- Short problem
Scan the records below for the line with "Recreate this image" and the line with "female_err = [female_A_err, female_B_err, female_C_err]", and retype that range exactly, both ends included, pictures excepted.
-------- Provided material
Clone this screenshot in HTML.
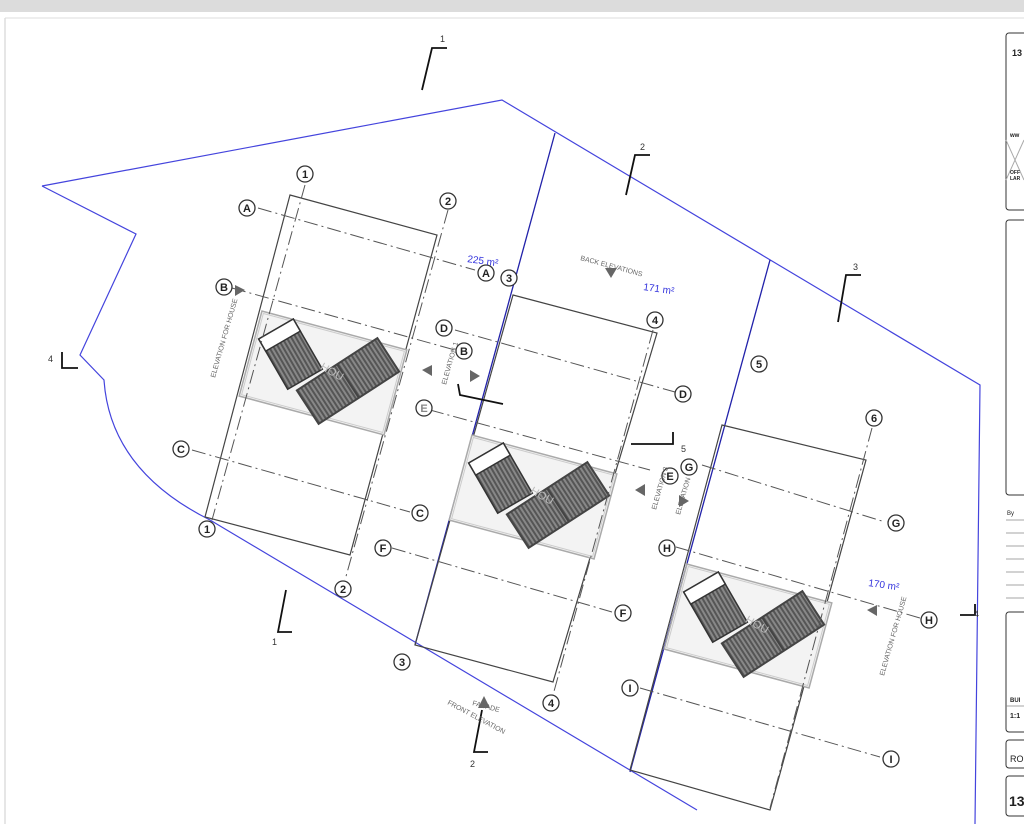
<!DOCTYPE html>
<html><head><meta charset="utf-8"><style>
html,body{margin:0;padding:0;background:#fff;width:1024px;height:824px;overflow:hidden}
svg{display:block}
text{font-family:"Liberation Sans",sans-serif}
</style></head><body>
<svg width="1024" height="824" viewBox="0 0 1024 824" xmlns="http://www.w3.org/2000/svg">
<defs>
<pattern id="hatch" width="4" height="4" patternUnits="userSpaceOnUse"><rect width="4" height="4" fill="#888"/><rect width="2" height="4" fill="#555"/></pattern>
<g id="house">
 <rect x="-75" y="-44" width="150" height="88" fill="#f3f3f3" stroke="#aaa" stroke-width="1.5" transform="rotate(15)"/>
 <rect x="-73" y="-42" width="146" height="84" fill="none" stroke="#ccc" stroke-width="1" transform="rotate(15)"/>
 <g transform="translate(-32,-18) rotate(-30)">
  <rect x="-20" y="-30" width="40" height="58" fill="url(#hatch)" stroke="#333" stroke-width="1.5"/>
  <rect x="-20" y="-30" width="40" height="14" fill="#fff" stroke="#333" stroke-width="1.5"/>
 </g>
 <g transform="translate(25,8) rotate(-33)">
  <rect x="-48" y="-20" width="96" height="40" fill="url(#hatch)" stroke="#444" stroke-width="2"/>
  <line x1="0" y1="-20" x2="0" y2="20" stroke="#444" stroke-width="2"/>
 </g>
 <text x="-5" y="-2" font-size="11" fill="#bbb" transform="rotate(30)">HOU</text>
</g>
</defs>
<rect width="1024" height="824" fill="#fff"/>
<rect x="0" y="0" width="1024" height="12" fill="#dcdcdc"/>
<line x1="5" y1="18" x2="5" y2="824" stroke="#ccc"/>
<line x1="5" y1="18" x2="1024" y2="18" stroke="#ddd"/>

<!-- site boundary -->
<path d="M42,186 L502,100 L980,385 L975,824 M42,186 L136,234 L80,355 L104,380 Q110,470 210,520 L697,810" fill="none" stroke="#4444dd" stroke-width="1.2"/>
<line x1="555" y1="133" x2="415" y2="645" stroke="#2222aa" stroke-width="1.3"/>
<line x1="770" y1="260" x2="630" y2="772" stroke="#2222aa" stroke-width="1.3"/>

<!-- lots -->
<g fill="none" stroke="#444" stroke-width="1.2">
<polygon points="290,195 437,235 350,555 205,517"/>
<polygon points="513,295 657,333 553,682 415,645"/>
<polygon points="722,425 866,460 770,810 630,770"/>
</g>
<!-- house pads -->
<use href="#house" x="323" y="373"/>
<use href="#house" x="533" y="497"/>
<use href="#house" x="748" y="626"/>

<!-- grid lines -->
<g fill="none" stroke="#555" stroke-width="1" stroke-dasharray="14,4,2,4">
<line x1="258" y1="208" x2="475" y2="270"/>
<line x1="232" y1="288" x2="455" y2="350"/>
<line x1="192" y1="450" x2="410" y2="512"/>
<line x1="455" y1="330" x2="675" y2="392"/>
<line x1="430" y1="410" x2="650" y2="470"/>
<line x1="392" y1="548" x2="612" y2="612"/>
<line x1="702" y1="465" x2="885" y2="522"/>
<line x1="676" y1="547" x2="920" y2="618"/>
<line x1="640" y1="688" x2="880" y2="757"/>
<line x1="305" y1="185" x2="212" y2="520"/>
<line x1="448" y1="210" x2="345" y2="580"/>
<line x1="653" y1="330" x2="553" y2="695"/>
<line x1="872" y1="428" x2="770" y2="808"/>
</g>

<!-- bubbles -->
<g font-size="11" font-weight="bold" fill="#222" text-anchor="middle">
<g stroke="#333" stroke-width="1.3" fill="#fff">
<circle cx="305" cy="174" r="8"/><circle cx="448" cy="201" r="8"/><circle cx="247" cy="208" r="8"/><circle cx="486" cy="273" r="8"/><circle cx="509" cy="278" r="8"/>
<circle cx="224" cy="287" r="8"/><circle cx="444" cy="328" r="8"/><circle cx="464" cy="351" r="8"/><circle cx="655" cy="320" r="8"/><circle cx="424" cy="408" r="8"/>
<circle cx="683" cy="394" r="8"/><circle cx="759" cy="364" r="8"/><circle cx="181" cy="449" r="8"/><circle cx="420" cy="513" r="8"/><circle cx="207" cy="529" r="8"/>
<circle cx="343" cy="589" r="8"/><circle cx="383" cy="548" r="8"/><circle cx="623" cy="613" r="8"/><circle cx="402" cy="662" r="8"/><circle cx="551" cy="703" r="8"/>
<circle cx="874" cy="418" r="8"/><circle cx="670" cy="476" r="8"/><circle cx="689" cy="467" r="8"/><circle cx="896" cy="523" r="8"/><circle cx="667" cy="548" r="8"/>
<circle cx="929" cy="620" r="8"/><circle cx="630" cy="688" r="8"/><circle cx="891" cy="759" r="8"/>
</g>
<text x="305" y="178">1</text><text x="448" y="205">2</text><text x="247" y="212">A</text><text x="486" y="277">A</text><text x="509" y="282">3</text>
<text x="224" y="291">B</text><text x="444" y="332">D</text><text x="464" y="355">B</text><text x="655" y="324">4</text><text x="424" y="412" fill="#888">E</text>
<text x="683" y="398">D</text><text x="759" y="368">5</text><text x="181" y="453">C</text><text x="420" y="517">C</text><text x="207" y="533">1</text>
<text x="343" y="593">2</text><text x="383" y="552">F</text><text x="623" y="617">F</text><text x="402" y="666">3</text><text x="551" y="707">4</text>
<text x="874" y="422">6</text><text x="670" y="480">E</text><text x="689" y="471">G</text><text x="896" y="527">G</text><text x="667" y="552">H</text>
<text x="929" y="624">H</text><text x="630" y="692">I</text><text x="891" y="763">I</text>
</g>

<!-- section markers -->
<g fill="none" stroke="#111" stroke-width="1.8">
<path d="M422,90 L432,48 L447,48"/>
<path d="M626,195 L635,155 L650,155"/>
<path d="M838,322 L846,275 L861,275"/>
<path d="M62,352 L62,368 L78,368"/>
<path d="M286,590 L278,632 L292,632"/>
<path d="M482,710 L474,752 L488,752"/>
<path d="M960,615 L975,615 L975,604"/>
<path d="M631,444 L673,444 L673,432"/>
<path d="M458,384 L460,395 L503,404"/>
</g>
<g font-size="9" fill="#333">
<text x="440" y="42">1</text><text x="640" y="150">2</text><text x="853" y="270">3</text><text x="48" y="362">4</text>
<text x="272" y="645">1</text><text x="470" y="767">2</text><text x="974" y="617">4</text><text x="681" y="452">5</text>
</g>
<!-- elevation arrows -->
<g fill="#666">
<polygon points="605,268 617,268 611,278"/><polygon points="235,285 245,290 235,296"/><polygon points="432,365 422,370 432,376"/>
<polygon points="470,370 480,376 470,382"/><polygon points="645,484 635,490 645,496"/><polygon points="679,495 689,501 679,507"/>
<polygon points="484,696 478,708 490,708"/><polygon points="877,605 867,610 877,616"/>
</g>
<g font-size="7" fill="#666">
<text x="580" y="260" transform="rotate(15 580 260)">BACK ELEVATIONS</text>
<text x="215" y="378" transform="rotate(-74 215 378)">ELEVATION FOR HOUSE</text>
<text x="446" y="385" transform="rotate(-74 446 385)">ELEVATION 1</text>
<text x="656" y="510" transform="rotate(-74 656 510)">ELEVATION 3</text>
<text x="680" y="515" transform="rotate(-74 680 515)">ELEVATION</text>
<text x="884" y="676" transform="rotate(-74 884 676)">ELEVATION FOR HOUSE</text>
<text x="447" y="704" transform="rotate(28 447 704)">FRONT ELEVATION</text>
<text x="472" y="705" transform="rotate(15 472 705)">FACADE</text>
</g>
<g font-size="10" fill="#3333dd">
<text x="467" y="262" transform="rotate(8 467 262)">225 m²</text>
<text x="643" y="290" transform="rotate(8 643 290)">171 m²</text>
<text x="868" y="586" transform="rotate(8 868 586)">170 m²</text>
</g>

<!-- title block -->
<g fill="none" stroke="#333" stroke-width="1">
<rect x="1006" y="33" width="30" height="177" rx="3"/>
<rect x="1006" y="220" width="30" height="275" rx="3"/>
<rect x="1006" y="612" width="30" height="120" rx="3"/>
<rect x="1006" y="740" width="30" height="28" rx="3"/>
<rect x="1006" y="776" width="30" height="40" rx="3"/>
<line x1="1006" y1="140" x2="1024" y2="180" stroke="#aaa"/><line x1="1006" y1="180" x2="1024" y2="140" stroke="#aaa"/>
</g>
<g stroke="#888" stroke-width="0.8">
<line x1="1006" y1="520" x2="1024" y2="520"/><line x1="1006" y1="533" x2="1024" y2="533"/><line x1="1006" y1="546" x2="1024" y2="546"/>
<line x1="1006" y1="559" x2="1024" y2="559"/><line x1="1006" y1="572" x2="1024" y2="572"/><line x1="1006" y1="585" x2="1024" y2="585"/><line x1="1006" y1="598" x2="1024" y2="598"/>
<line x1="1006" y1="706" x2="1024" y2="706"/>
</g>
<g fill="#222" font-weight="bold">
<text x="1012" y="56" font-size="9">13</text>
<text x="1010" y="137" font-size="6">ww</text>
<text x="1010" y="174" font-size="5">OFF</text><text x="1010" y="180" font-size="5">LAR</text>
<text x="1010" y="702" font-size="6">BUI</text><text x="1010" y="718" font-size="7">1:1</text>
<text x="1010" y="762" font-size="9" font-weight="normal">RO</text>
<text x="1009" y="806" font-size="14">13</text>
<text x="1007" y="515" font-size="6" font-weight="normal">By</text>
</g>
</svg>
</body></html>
----------------
-------- Provided material
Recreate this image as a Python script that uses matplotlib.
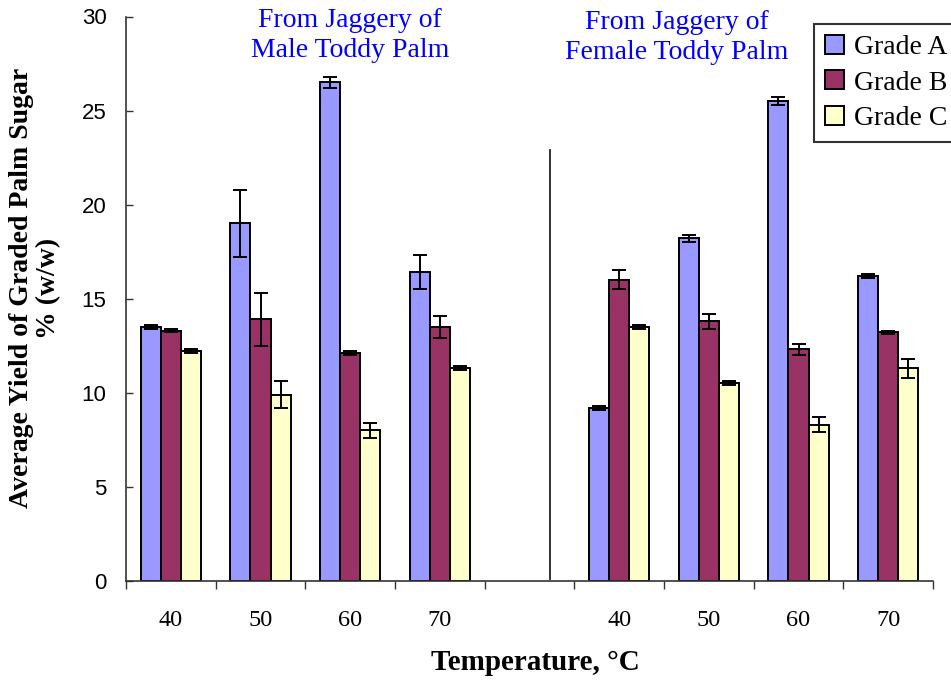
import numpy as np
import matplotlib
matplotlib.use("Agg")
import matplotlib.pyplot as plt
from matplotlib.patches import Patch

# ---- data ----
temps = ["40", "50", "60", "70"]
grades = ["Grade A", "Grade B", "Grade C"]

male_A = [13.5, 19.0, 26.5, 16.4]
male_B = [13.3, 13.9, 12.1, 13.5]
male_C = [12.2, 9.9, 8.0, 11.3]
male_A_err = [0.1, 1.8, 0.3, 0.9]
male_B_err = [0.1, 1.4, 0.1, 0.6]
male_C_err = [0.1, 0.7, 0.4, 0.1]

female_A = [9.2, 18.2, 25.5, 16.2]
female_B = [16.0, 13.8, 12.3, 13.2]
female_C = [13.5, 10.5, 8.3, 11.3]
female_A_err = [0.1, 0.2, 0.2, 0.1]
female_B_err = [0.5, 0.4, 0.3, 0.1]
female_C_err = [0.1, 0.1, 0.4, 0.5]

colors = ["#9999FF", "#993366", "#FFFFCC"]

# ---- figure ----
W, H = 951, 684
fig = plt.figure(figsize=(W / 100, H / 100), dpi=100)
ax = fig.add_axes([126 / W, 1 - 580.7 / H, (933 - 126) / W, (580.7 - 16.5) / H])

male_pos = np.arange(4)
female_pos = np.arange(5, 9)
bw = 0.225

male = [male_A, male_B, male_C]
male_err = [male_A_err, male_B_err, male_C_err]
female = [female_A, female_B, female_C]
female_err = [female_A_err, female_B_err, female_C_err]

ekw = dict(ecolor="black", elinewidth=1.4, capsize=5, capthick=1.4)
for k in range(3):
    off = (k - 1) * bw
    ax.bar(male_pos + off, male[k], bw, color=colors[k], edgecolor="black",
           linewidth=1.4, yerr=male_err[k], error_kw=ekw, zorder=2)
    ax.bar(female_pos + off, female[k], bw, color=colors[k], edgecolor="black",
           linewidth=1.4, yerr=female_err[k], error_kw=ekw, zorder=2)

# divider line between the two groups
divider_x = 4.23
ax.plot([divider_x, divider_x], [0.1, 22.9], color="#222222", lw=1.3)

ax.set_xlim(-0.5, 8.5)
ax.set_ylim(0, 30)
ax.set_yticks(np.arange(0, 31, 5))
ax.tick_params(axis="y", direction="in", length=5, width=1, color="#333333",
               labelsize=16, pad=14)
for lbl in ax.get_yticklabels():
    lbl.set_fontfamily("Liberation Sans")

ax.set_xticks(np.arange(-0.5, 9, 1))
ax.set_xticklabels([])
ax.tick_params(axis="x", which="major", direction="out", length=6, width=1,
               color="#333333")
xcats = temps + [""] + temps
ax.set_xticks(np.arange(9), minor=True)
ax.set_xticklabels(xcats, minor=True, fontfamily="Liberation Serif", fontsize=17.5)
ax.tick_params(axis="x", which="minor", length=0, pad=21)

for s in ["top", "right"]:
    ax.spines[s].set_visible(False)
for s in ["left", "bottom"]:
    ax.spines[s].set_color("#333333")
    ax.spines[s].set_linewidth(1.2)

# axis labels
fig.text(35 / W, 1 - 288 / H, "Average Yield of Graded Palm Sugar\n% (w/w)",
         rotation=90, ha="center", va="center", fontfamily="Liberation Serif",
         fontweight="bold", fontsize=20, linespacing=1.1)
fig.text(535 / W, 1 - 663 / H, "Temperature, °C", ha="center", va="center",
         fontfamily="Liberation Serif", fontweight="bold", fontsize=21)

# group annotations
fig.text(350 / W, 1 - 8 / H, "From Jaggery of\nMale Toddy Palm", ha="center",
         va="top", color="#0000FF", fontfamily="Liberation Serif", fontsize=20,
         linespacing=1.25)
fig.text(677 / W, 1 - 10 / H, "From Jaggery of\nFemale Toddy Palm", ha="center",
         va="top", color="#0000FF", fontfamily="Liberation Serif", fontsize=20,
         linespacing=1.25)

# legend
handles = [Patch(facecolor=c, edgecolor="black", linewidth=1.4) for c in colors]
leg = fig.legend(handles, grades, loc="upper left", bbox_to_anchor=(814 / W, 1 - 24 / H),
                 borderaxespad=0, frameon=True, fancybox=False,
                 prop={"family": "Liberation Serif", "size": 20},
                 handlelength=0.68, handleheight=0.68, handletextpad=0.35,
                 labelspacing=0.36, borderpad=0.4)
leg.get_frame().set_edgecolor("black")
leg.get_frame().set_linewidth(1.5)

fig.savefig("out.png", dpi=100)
----------------
- Answer to the task
Recreate this image as a Python script that uses matplotlib.
import numpy as np
import matplotlib
matplotlib.use("Agg")
import matplotlib.pyplot as plt
from matplotlib.patches import Patch

# ---- data ----
temps = ["40", "50", "60", "70"]
grades = ["Grade A", "Grade B", "Grade C"]

male_A = [13.5, 19.0, 26.5, 16.4]
male_B = [13.3, 13.9, 12.1, 13.5]
male_C = [12.2, 9.9, 8.0, 11.3]
male_A_err = [0.1, 1.8, 0.3, 0.9]
male_B_err = [0.1, 1.4, 0.1, 0.6]
male_C_err = [0.1, 0.7, 0.4, 0.1]

female_A = [9.2, 18.2, 25.5, 16.2]
female_B = [16.0, 13.8, 12.3, 13.2]
female_C = [13.5, 10.5, 8.3, 11.3]
female_A_err = [0.1, 0.2, 0.2, 0.1]
female_B_err = [0.5, 0.4, 0.3, 0.1]
female_C_err = [0.1, 0.1, 0.4, 0.5]

colors = ["#9999FF", "#993366", "#FFFFCC"]

# ---- figure ----
W, H = 951, 684
fig = plt.figure(figsize=(W / 100, H / 100), dpi=100)
ax = fig.add_axes([126 / W, 1 - 580.7 / H, (933 - 126) / W, (580.7 - 16.5) / H])

male_pos = np.arange(4)
female_pos = np.arange(5, 9)
bw = 0.225

male = [male_A, male_B, male_C]
male_err = [male_A_err, male_B_err, male_C_err]
female = [female_A, female_B, female_C]
female_err = [female_A_err, female_B_err, female_C_err]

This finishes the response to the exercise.